This year has seen AI image generators go from abstract to photorealistic. In fact, AI-generated content has gone from barely usable to one of the most common forms of content on social media. Individuals and big brands alike have quickly adopted the technology across entertainment and advertising. The same can’t be said of generative video – yet. With their latest generative AI video model, stability AI aims to change this. Having built a stable (pun intended) foundation in AI art with Stable Diffusion, the diffusion models research firm Stability AI now sets its sights on text-to-video and image-to-video models with Stable Video Diffusion.
How to use Stable Video Diffusion – Text-to-video models SVD & SVD-XT
On November 21st, Stability AI announced Stable Video Diffusion, its “first foundation model for generative video based on the image model Stable Diffusion.”
Already showing results that compete with rival AI video generators Runway and Pika Labs, “this state-of-the-art generative AI video model represents a significant step” for generative artificial intelligence. The AI model research firm proudly states that its diverse open-source portfolio, spanning “across modalities including image, language, audio, 3D, and code… is a testament to Stability AI’s dedication to amplifying human intelligence.”

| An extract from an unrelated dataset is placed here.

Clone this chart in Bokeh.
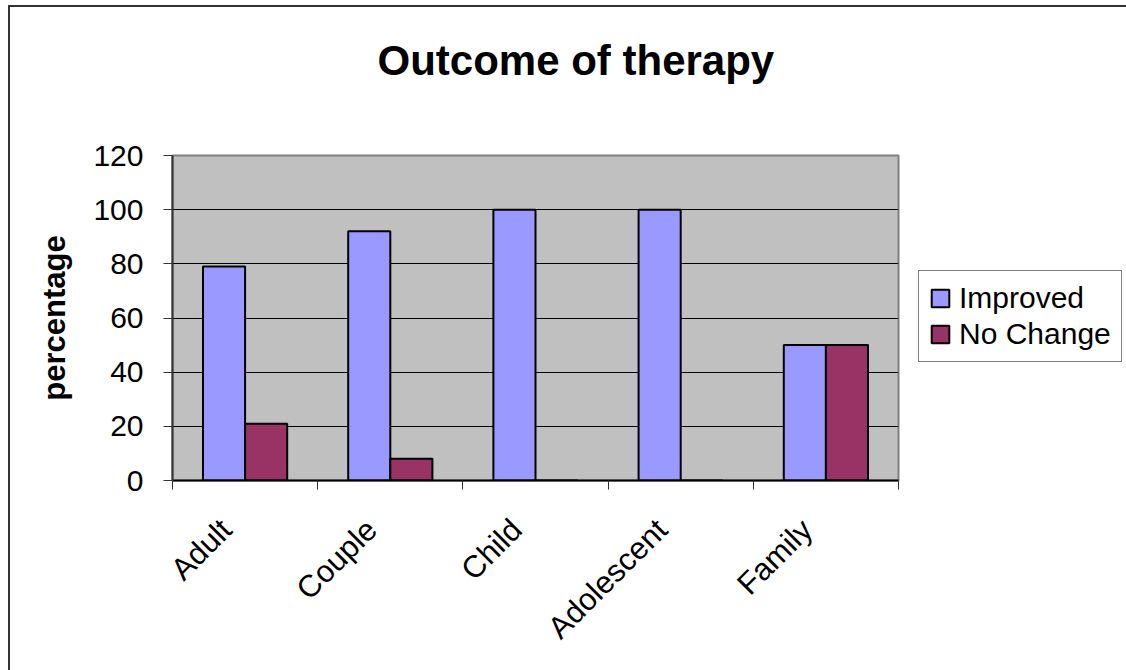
from bokeh.plotting import figure
from bokeh.models import (ColumnDataSource, FixedTicker, Legend, LegendItem, Title)
from bokeh.embed import file_html
from bokeh.resources import INLINE
import math

categories = ["Adult", "Couple", "Child", "Adolescent", "Family"]
improved = [79, 92, 100, 100, 50]
no_change = [21, 8, 0, 0, 50]
y_ticks = [0, 20, 40, 60, 80, 100, 120]

FONT = "Liberation Sans"
bar_w = 0.29
label_shift = 0.13  # rotated labels sit slightly left of the category centre

centers = [i + 0.5 for i in range(len(categories))]
label_pos = [c - label_shift for c in centers]
src_imp = ColumnDataSource(dict(x=[c - bar_w / 2 for c in centers], top=improved))
src_no = ColumnDataSource(dict(x=[c + bar_w / 2 for c in centers], top=no_change))

p = figure(frame_width=726, frame_height=325, output_backend="svg", toolbar_location=None,
           x_range=(0, len(categories)), y_range=(0, 120),
           min_border_left=162, min_border_right=228, min_border_top=148,
           min_border_bottom=190)

p.styles = {"border-left": "2px solid #333333", "border-top": "2px solid #333333",
            "margin-left": "8px", "margin-top": "5px"}

p.background_fill_color = "#C0C0C0"
p.border_fill_color = "white"
p.outline_line_color = "#808080"
p.outline_line_width = 2

r1 = p.vbar(x="x", top="top", width=bar_w, source=src_imp,
            fill_color="#9999FF", line_color="black", line_width=2)
r2 = p.vbar(x="x", top="top", width=bar_w, source=src_no,
            fill_color="#993366", line_color="black", line_width=2)

# main title outermost, spacer title between it and the frame
p.title = Title(text="Outcome of therapy", align="left", offset=205,
                text_font=FONT, text_font_size="42px", text_font_style="bold",
                text_color="black", standoff=52)
p.add_layout(Title(text=" ", text_font=FONT, text_font_size="10px", standoff=33), "above")

# y axis
p.yaxis.ticker = FixedTicker(ticks=y_ticks)
p.yaxis.axis_label = "percentage"
p.yaxis.axis_label_text_font = FONT
p.yaxis.axis_label_text_font_size = "31px"
p.yaxis.axis_label_text_font_style = "bold"
p.yaxis.axis_label_text_color = "black"
p.yaxis.axis_label_standoff = 18
p.yaxis.major_label_text_font = FONT
p.yaxis.major_label_text_font_size = "30px"
p.yaxis.major_label_text_color = "black"
p.yaxis.major_label_standoff = 20
p.yaxis.major_tick_out = 9
p.yaxis.major_tick_in = 0
p.yaxis.minor_tick_out = 0
p.yaxis.minor_tick_in = 0
p.yaxis.axis_line_color = "#333333"
p.yaxis.axis_line_width = 2
p.yaxis.major_tick_line_color = "#333333"

# x axis: labels near centres, ticks at boundaries
p.xaxis.ticker = FixedTicker(ticks=label_pos, minor_ticks=list(range(len(categories) + 1)))
p.xaxis.major_label_overrides = {c: name for c, name in zip(label_pos, categories)}
p.xaxis.major_label_orientation = math.pi / 4
p.xaxis.major_label_text_font = FONT
p.xaxis.major_label_text_font_size = "31px"
p.xaxis.major_label_text_color = "black"
p.xaxis.major_label_standoff = 35
p.xaxis.major_tick_out = 0
p.xaxis.major_tick_in = 0
p.xaxis.minor_tick_out = 9
p.xaxis.minor_tick_in = 0
p.xaxis.minor_tick_line_color = "#333333"
p.xaxis.axis_line_color = "black"
p.xaxis.axis_line_width = 2

p.xgrid.grid_line_color = None
p.ygrid.grid_line_color = "black"
p.ygrid.grid_line_width = 1

legend = Legend(items=[LegendItem(label="Improved", renderers=[r1]),
                       LegendItem(label="No Change", renderers=[r2])],
                location=(20, 118))
legend.label_text_font = FONT
legend.label_text_font_size = "30px"
legend.label_text_color = "black"
legend.glyph_width = 22
legend.glyph_height = 22
legend.label_standoff = 8
legend.spacing = 2
legend.padding = 10
legend.margin = 0
legend.border_line_color = "black"
legend.border_line_width = 1
legend.background_fill_color = "white"
legend.background_fill_alpha = 1
p.add_layout(legend, "right")

open("out.html", "w").write(file_html(p, INLINE))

Leading closed models such as text-to-video platforms Runway and Pika Labs have offered different modalities to the Stable Diffusion model for several months, but now the two new AI models from Stability AI are “capable of generating 14 and 25 frames” per rendered file, “at customizable frame rates between 3 and 30 frames per second. At the time of release in their foundational form, through external evaluation, we have found these models surpass the leading closed models in user preference studies.”
The main difference between the SVD and SVD-XT models is their respective lengths and framerates. SVD-XT will be capable of longer video generations but will be more computationally expensive as a result.
Essential AI Tools
Video – The final frontier
Each mode of digital media (text, audio, image, and video) comes with a unique set of challenges to achieve the level of fidelity required for real-world commercial applications. That said, video has predictably become the final frontier of the four, with the greatest number of challenges and, as a result, will be the last form to be perfected.

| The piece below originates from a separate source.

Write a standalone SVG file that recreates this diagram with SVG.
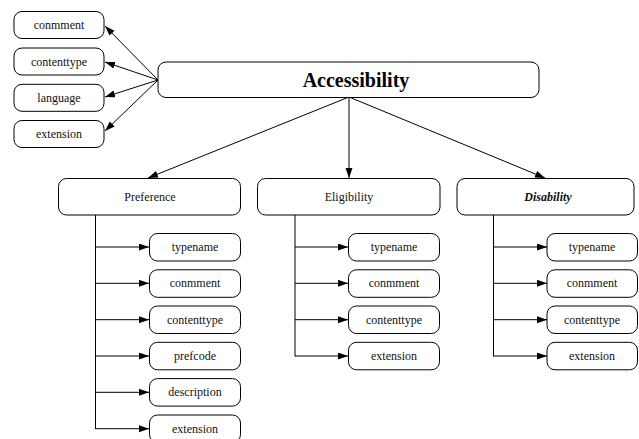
<svg xmlns="http://www.w3.org/2000/svg" width="639" height="439" viewBox="0 0 639 439">
  <defs>
    <marker id="arrow" markerUnits="userSpaceOnUse" markerWidth="11" markerHeight="8" refX="10" refY="3.5" orient="auto">
      <path d="M0,0 L10,3.5 L0,7 Z" fill="#000"/>
    </marker>
    <style>
      .box { fill: #fff; stroke: #000; stroke-width: 1; }
      .lbl { font-family: "Liberation Serif", "Times New Roman", serif; font-size: 12px; fill: #111; text-anchor: middle; }
      .title { font-family: "Liberation Serif", "Times New Roman", serif; font-size: 20px; font-weight: bold; fill: #000; text-anchor: middle; }
      .bi { font-weight: bold; font-style: italic; }
      .edge { fill: none; stroke: #000; stroke-width: 1; }
      .arr { marker-end: url(#arrow); }
    </style>
  </defs>
  <rect width="639" height="439" fill="#fff"/>

  <!-- connectors -->
  <g id="connectors">
    <!-- root to attribute nodes -->
    <line class="edge arr" x1="158" y1="80" x2="105" y2="26"/>
    <line class="edge arr" x1="158" y1="80" x2="105" y2="62"/>
    <line class="edge arr" x1="158" y1="80" x2="105" y2="97"/>
    <line class="edge arr" x1="158" y1="80" x2="105" y2="131"/>
    <!-- root to categories -->
    <line class="edge arr" x1="349" y1="97" x2="148" y2="178"/>
    <line class="edge arr" x1="349" y1="97" x2="349" y2="178"/>
    <line class="edge arr" x1="349" y1="97" x2="545" y2="178"/>
    <!-- Preference tree -->
    <line class="edge" x1="95.5" y1="215" x2="95.5" y2="429"/>
    <line class="edge arr" x1="95.5" y1="247" x2="149" y2="247"/>
    <line class="edge arr" x1="95.5" y1="283.3" x2="149" y2="283.3"/>
    <line class="edge arr" x1="95.5" y1="319.7" x2="149" y2="319.7"/>
    <line class="edge arr" x1="95.5" y1="356" x2="149" y2="356"/>
    <line class="edge arr" x1="95.5" y1="392.3" x2="149" y2="392.3"/>
    <line class="edge arr" x1="95.5" y1="428.7" x2="149" y2="428.7"/>
    <!-- Eligibility tree -->
    <line class="edge" x1="295" y1="215" x2="295" y2="356.5"/>
    <line class="edge arr" x1="295" y1="247" x2="348" y2="247"/>
    <line class="edge arr" x1="295" y1="283.3" x2="348" y2="283.3"/>
    <line class="edge arr" x1="295" y1="319.7" x2="348" y2="319.7"/>
    <line class="edge arr" x1="295" y1="356" x2="348" y2="356"/>
    <!-- Disability tree -->
    <line class="edge" x1="493.5" y1="215" x2="493.5" y2="356.5"/>
    <line class="edge arr" x1="493.5" y1="247" x2="547" y2="247"/>
    <line class="edge arr" x1="493.5" y1="283.3" x2="547" y2="283.3"/>
    <line class="edge arr" x1="493.5" y1="319.7" x2="547" y2="319.7"/>
    <line class="edge arr" x1="493.5" y1="356" x2="547" y2="356"/>
  </g>

  <!-- root -->
  <g id="accessibility">
    <rect class="box" x="158" y="62" width="381" height="35.5" rx="8"/>
    <text class="title" x="356" y="87">Accessibility</text>
  </g>

  <!-- root attributes -->
  <g id="acc-comment">
    <rect class="box" x="14" y="11.5" width="90" height="27" rx="8"/>
    <text class="lbl" x="59" y="29">conmment</text>
  </g>
  <g id="acc-contenttype">
    <rect class="box" x="14" y="48" width="90" height="27" rx="8"/>
    <text class="lbl" x="59" y="65.5">contenttype</text>
  </g>
  <g id="acc-language">
    <rect class="box" x="14" y="84.3" width="90" height="27" rx="8"/>
    <text class="lbl" x="59" y="101.8">language</text>
  </g>
  <g id="acc-extension">
    <rect class="box" x="14" y="120.5" width="90" height="27" rx="8"/>
    <text class="lbl" x="59" y="138">extension</text>
  </g>

  <!-- categories -->
  <g id="preference">
    <rect class="box" x="58.5" y="178.5" width="182" height="36.5" rx="8"/>
    <text class="lbl" x="150" y="201">Preference</text>
  </g>
  <g id="eligibility">
    <rect class="box" x="257.5" y="178.5" width="182.5" height="36.5" rx="8"/>
    <text class="lbl" x="349" y="201">Eligibility</text>
  </g>
  <g id="disability">
    <rect class="box" x="457" y="178.5" width="177" height="36.5" rx="8"/>
    <text class="lbl bi" x="548" y="201">Disability</text>
  </g>

  <!-- Preference children -->
  <g id="pref-typename">
    <rect class="box" x="149.5" y="233.5" width="91" height="27.5" rx="8"/>
    <text class="lbl" x="195" y="251">typename</text>
  </g>
  <g id="pref-comment">
    <rect class="box" x="149.5" y="269.8" width="91" height="27.5" rx="8"/>
    <text class="lbl" x="195" y="287.3">conmment</text>
  </g>
  <g id="pref-contenttype">
    <rect class="box" x="149.5" y="306" width="91" height="27.5" rx="8"/>
    <text class="lbl" x="195" y="323.7">contenttype</text>
  </g>
  <g id="pref-prefcode">
    <rect class="box" x="149.5" y="342.3" width="91" height="27.5" rx="8"/>
    <text class="lbl" x="195" y="360">prefcode</text>
  </g>
  <g id="pref-description">
    <rect class="box" x="149.5" y="378.6" width="91" height="27.5" rx="8"/>
    <text class="lbl" x="195" y="396.3">description</text>
  </g>
  <g id="pref-extension">
    <rect class="box" x="149.5" y="415" width="91" height="27.5" rx="8"/>
    <text class="lbl" x="195" y="432.7">extension</text>
  </g>

  <!-- Eligibility children -->
  <g id="elig-typename">
    <rect class="box" x="348.5" y="233.5" width="91" height="27.5" rx="8"/>
    <text class="lbl" x="394" y="251">typename</text>
  </g>
  <g id="elig-comment">
    <rect class="box" x="348.5" y="269.8" width="91" height="27.5" rx="8"/>
    <text class="lbl" x="394" y="287.3">conmment</text>
  </g>
  <g id="elig-contenttype">
    <rect class="box" x="348.5" y="306" width="91" height="27.5" rx="8"/>
    <text class="lbl" x="394" y="323.7">contenttype</text>
  </g>
  <g id="elig-extension">
    <rect class="box" x="348.5" y="342.3" width="91" height="27.5" rx="8"/>
    <text class="lbl" x="394" y="360">extension</text>
  </g>

  <!-- Disability children -->
  <g id="dis-typename">
    <rect class="box" x="547" y="233.5" width="90.5" height="27.5" rx="8"/>
    <text class="lbl" x="592" y="251">typename</text>
  </g>
  <g id="dis-comment">
    <rect class="box" x="547" y="269.8" width="90.5" height="27.5" rx="8"/>
    <text class="lbl" x="592" y="287.3">conmment</text>
  </g>
  <g id="dis-contenttype">
    <rect class="box" x="547" y="306" width="90.5" height="27.5" rx="8"/>
    <text class="lbl" x="592" y="323.7">contenttype</text>
  </g>
  <g id="dis-extension">
    <rect class="box" x="547" y="342.3" width="90.5" height="27.5" rx="8"/>
    <text class="lbl" x="592" y="360">extension</text>
  </g>
</svg>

Researchers developing this model explored three different model training techniques for video LDM (Logical Data Model) architecture: “text-to-image pretraining, video pretraining, and high-quality video fine-tuning.”
Further technical details can be found in the official research paper.
Where to use Stable Video Diffusion
It is currently in research preview, meaning you can’t use it just yet. You can however sign up for the waitlist for the “new upcoming web experience”.
Will the Stability AI video generator be open source?
Yes! The new AI video generator will be open-source. In fact, the code is already available to copy from Github, and those who wish to run the text-to-video interface locally can find the model weights on Hugging Face.